Recordo que a hipótese da existência da PDI com abertura a leste e SE se baseou muito na observação do molhe "azul escuro"  e combinando as informações penso que a FOTO 1 terá sido tirada duma posição próxima da escadaria na ponta a leste desse molhe. O POSTAL foi fotografado em posição mais para sul (onde o estuário era mais profundo) do que a FOTO 1 e certamente sobre a PP e para a direita = oeste do seu ângulo que se via aqui.
Como dissemos não há cartas que mostrem a evolução que intuo destas duas imagens que presumo tivesse ocorrido em curto espaço de tempo. A carta mais pormenorizada do local é de 1903 e mostra já a Plataforma do Cais da Alfândega (PCA) e a PP do POSTAL, isto é a situação imediatamente anterior à construção da ponte-cais Gorjão e à transformação desta zona na primeira doca.
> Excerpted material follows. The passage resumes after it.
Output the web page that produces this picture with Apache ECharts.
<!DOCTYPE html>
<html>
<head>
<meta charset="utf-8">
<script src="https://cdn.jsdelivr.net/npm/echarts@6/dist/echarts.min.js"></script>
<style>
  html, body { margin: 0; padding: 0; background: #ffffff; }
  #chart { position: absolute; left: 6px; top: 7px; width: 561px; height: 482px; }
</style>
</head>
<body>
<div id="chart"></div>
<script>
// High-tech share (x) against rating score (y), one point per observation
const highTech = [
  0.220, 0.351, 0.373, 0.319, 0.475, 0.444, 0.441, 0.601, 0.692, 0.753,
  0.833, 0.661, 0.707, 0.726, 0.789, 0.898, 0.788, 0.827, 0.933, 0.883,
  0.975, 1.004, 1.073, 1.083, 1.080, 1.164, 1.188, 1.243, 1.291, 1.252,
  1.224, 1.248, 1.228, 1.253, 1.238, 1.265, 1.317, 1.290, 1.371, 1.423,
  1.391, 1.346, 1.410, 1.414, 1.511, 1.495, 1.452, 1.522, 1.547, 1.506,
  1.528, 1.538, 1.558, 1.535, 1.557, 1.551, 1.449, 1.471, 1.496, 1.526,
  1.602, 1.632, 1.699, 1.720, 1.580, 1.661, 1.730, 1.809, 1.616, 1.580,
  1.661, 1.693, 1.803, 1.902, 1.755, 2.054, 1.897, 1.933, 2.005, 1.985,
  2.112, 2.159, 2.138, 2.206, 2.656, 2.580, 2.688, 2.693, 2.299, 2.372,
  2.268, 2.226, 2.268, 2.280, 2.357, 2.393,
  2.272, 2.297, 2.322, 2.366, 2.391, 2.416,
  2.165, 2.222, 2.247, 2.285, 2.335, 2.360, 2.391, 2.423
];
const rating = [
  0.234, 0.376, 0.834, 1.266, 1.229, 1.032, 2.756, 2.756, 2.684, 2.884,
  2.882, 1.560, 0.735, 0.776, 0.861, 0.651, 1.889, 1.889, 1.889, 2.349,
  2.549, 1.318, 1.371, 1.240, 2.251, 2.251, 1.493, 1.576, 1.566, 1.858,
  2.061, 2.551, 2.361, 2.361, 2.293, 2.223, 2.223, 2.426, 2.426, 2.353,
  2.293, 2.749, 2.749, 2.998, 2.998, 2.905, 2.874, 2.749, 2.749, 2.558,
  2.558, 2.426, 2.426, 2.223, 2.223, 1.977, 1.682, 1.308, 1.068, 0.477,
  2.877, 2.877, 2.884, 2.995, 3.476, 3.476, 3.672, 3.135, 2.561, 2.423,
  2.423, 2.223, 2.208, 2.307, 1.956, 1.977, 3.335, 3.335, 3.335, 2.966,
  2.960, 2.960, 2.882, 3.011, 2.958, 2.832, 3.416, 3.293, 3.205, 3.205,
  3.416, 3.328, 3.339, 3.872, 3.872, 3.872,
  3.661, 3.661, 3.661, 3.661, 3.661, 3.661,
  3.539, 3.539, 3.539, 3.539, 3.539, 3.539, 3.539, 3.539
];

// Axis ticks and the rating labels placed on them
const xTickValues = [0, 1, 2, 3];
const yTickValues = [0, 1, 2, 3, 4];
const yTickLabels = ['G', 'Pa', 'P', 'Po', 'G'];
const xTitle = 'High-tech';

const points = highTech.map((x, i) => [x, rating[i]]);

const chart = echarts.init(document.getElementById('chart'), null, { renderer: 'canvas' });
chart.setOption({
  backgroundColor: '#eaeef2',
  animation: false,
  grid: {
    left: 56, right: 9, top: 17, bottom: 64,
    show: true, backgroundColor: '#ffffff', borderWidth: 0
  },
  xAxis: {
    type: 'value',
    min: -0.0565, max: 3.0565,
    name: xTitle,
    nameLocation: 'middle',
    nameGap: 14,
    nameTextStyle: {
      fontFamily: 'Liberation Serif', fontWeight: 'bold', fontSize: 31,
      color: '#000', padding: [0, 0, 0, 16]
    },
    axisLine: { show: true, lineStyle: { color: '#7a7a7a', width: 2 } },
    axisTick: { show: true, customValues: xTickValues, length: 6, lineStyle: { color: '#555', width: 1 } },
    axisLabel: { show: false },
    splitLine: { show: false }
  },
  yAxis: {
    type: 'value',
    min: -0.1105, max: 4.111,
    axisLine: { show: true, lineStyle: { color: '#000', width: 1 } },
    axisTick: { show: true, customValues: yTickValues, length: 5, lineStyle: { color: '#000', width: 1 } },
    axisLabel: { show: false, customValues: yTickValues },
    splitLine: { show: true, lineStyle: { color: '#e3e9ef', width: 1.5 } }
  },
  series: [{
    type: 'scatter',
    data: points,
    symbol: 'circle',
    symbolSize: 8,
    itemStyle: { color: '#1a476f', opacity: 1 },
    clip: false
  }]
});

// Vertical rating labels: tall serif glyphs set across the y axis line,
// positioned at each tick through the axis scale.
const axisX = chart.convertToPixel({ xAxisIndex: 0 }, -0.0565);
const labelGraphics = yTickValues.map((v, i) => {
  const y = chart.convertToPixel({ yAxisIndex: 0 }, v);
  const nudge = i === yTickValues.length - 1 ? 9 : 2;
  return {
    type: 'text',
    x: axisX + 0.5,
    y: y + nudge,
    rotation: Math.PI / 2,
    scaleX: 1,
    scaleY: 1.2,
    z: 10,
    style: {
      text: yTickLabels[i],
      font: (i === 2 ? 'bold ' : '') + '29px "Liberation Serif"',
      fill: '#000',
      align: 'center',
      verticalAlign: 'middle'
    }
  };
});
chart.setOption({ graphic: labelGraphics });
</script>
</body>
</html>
Acrescento à planta o que descrevo em cima e que penso que a precedeu.

CARTA de 1903 (Salm)
Original na planta, situação do POSTAL
Preto: Ponte de (desembarque de) Passageiros (PP), no POSTAL à direita
Carmesim: Plataforma do CA completa com três lados face ao estuário (Este, Sul e
W = Oeste) mais as duas pontes projectando-se para sul 
Roxo tracejado: lado sul da plataforma do CA, assim marcado no POSTAL junto à água 
e que tinha sido antes o molhe "azul escuro" que estaria para as costas na FOTO 1
Branco e vermelho: berma a leste da rua Tavares d'Almeida, passava ao lado da parte central da praça
Amarelo e vermelho: berma a oeste da rua Tavares d'Almeida
Verde: parte centro e sul da praça já ampliada para sul ("verde claro")
Púrpura: Fortaleza
Azul e branco: presumo que muro separando o corredor de acesso para passageiros de terra à PP do resto da PCA (grade superior aqui no canto inferior esquerdo)
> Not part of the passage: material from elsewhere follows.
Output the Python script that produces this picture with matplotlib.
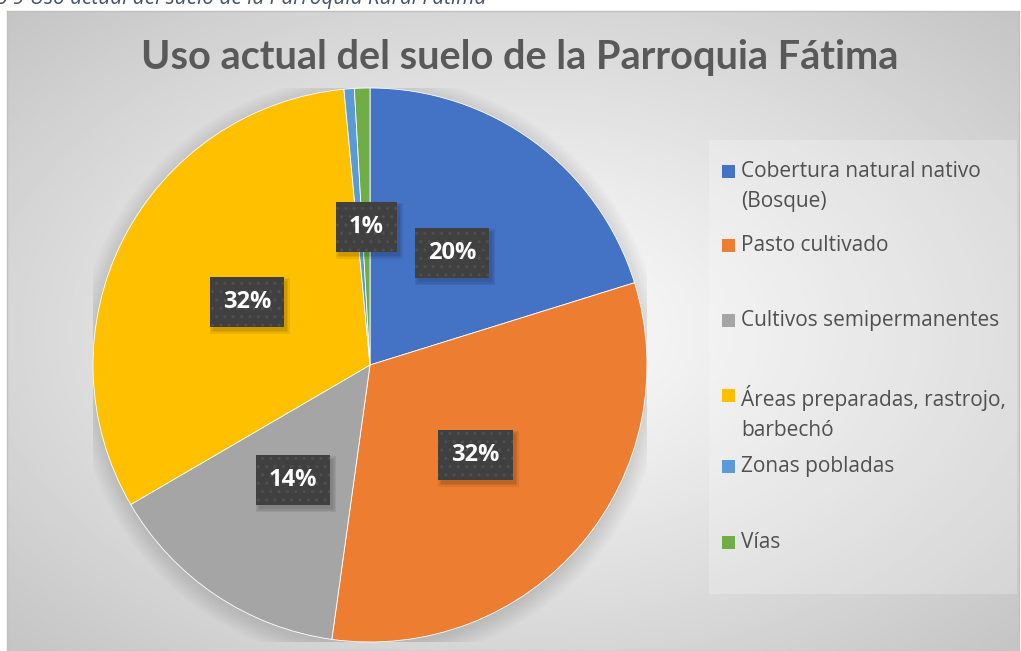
import matplotlib
matplotlib.use('Agg')
import matplotlib.pyplot as plt
import numpy as np
from matplotlib.patches import Rectangle
from matplotlib import transforms

# data (percent of parish area)
categories = ['Cobertura natural nativo\n(Bosque)', 'Pasto cultivado', 'Cultivos semipermanentes',
              'Áreas preparadas, rastrojo,\nbarbechó', 'Zonas pobladas', 'Vías']
shares = [20.2, 32.0, 14.4, 31.9, 0.6, 0.9]
labels = ['20%', '32%', '14%', '32%', '', '1%']
colors = ['#4472C4', '#ED7D31', '#A5A5A5', '#FFC000', '#5B9BD5', '#70AD47']
title = 'Uso actual del suelo de la Parroquia Fátima'
caption = 'o 9 Uso actual del suelo de la Parroquia Rural Fátima'

W, H = 1021, 651
fig = plt.figure(figsize=(W / 100, H / 100), dpi=100)
fig.patch.set_facecolor('white')

def px(x, y):
    # pixel (from top-left) -> figure fraction
    return x / W, 1 - y / H

# chart area with radial gradient
x0, y0, x1, y1 = 7, 11, 1019, 651
bg = fig.add_axes([x0 / W, 1 - y1 / H, (x1 - x0) / W, (y1 - y0) / H])
gx, gy = np.meshgrid(np.linspace(-1, 1, 400), np.linspace(-1, 1, 260))
d = np.sqrt(gx ** 2 + gy ** 2) / np.sqrt(2)
shade = 0.99 - 0.22 * d ** 1.1
bg.imshow(shade, cmap='gray', vmin=0, vmax=1, aspect='auto', extent=[0, 1, 0, 1])
bg.set_xlim(0, 1)
bg.set_ylim(0, 1)
bg.set_xticks([])
bg.set_yticks([])
for s in bg.spines.values():
    s.set_color('#c0c0c0')
    s.set_linewidth(1)

# legend background
lx0, ly0, lx1, ly1 = 709, 140, 1017, 594
fig.patches.append(Rectangle(px(lx0, ly1), (lx1 - lx0) / W, (ly1 - ly0) / H,
                             transform=fig.transFigure, facecolor='white', alpha=0.22,
                             edgecolor='none', zorder=1))

# pie
cx, cy, r = 370, 365, 277
ax = fig.add_axes([(cx - r) / W, 1 - (cy + r) / H, 2 * r / W, 2 * r / H])

# soft shadow under the pie
for k in range(8):
    ax.add_patch(plt.Circle((0.0, -0.015), 1.0 + 0.009 * k, color='black',
                            alpha=0.014, lw=0, zorder=0))

wedges, _ = ax.pie(shares, colors=colors, startangle=90, counterclock=False, radius=1,
                   wedgeprops=dict(linewidth=0.6, edgecolor='white'))
for w in wedges:
    w.set_zorder(2)
ax.set_xlim(-1, 1)
ax.set_ylim(-1, 1)
ax.axis('off')

texts = []
for w, lab in zip(wedges, labels):
    if not lab:
        continue
    ang = np.deg2rad((w.theta1 + w.theta2) / 2)
    tx, ty = 0.5 * np.cos(ang), 0.5 * np.sin(ang)
    t = ax.text(tx, ty, lab, ha='center', va='center', fontsize=17, fontweight='bold',
                family='Open Sans', color='white', zorder=5,
                bbox=dict(boxstyle='square,pad=0.55', fc='#404040', ec='#4f4f4f', lw=0,
                          hatch='..'))
    texts.append(t)

# soft shadows behind the label boxes
fig.canvas.draw()
renderer = fig.canvas.get_renderer()
inv = ax.transData.inverted()
for t in texts:
    bb = t.get_bbox_patch().get_window_extent(renderer)
    for grow in (3, 1.5, 0):
        (a, b), (c, e) = inv.transform([(bb.x0 + 3 - grow, bb.y0 - 4 - grow),
                                        (bb.x1 + 3 + grow, bb.y1 - 4 + grow)])
        ax.add_patch(Rectangle((a, b), c - a, e - b, facecolor='black', alpha=0.07,
                               edgecolor='none', zorder=4))

# title and caption
fig.text(*px(520, 58), title, ha='center', va='center', fontsize=28.5, fontweight='bold',
         family='Lato', color='#595959')
fig.text(*px(-4, 4), caption, ha='left', va='baseline', fontsize=15, style='italic',
         family='Open Sans', color='#44546A')

# legend
entry_y = [171, 245, 320, 395, 466, 542]
for lab, c, ey in zip(categories, colors, entry_y):
    fig.patches.append(Rectangle(px(722, ey + 7), 13 / W, 13 / H, transform=fig.transFigure,
                                 facecolor=c, edgecolor='none', zorder=3))
    fig.text(*px(741, ey), lab, ha='left', va='top', fontsize=15, family='Open Sans',
             color='#505050', linespacing=1.55,
             transform=transforms.offset_copy(fig.transFigure, fig=fig, y=10, units='dots'))

fig.savefig('out.png', dpi=100)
Elementos da situação anterior, a da FOTO 1:
Castanho escuro (horizontal): estimativa donde teria estado o muro de suporte a sul da PCA
ao tempo da FOTO 1, pode ter sido um pouco mais a N ou a S
Castanho (vertical): aproximadamente onde teria estado o molhe que fechava a PDI a NE
Amarelo: parte da construção que estaria em curso na FOTO 1
Circulo ocre: posição aproximada da cabine da MONTAGEM 1, voltaremos a falar dela

Como dissemos antes a conclusão que tiro é que a parte "amarela" nesta carta corresponderia ao local da obra para completar a PCA a leste em curso na FOTO 1. Essa obra iria mais para a esquerda = oeste do que se consegue ver na FOTO 1 de modo a cobrir o interior da PDI mas no meridiano norte - sul à vista na foto teria ido desde: 
(i) a norte, a linha "castanho escuro" (mais visível na FOTO 1) e que era o limite a norte da PCA numa primeira fase, até
(ii) a sul, mais para dentro no estuário, à linha "azul escuro" que era a do molhe no estuário que terá passado a ser a parte mais a sul da PCA. 
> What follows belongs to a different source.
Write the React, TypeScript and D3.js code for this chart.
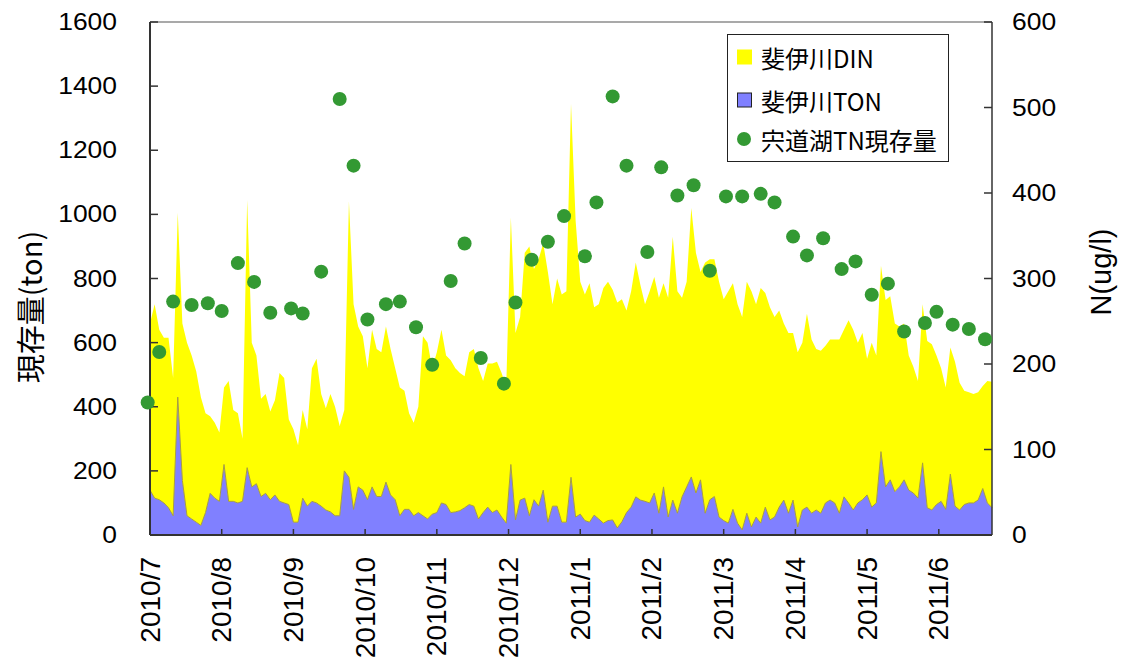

A parte "amarela" teria então correspondido grosso modo à abertura da Pequena Doca Interior (PDI) descontando-se-lhe o molhe "castanho" que fechava a PDI a NE e que como já disse no artigo anterior penso que acabou por ficar integrado no interior da PCA - ver aqui a planta aproximada do antes e depois.
Ainda de notar que na carta as direcções "preto" da PP e "carmesim E" da PCA estavam alinhadas, pelo menos aproximadamente, com a berma a oeste da rua Tavares d''Almeida "branco e vermelho" e o  mesmo aconteceria ao tempo do POSTAL e presumo que tivesse sido o mesmo ao tempo da FOTO 1 embora tal pormenor não fosse aí muito visível.
No artigo seguinte continuaremos a falar destas construções que estavam do lado leste da plataforma do CA e da PP.
Série completa aqui sobre o desenvolvimento do porto até ao início do século XX.

NB: Como dissemos em cima, a PP do CA foi posterior à Ponte da Alfândega (PA) que saía para o estuário a partir da mesma plataforma mas do seu canto a SW. Por exemplo nesta foto com a PA em primeiro plano (foto de origem holandesa e que pode ser de 1895) a PP parecia não existir ainda dado que não aparecia à esquerda / para o fundo a sua extremidade a sul como deveria acontecer se existisse. Mas a PA e a PP do CA já existiam em 1901 como se comprova em duas fotos (1A e 2A) dos Lazarus publicadas nesse ano.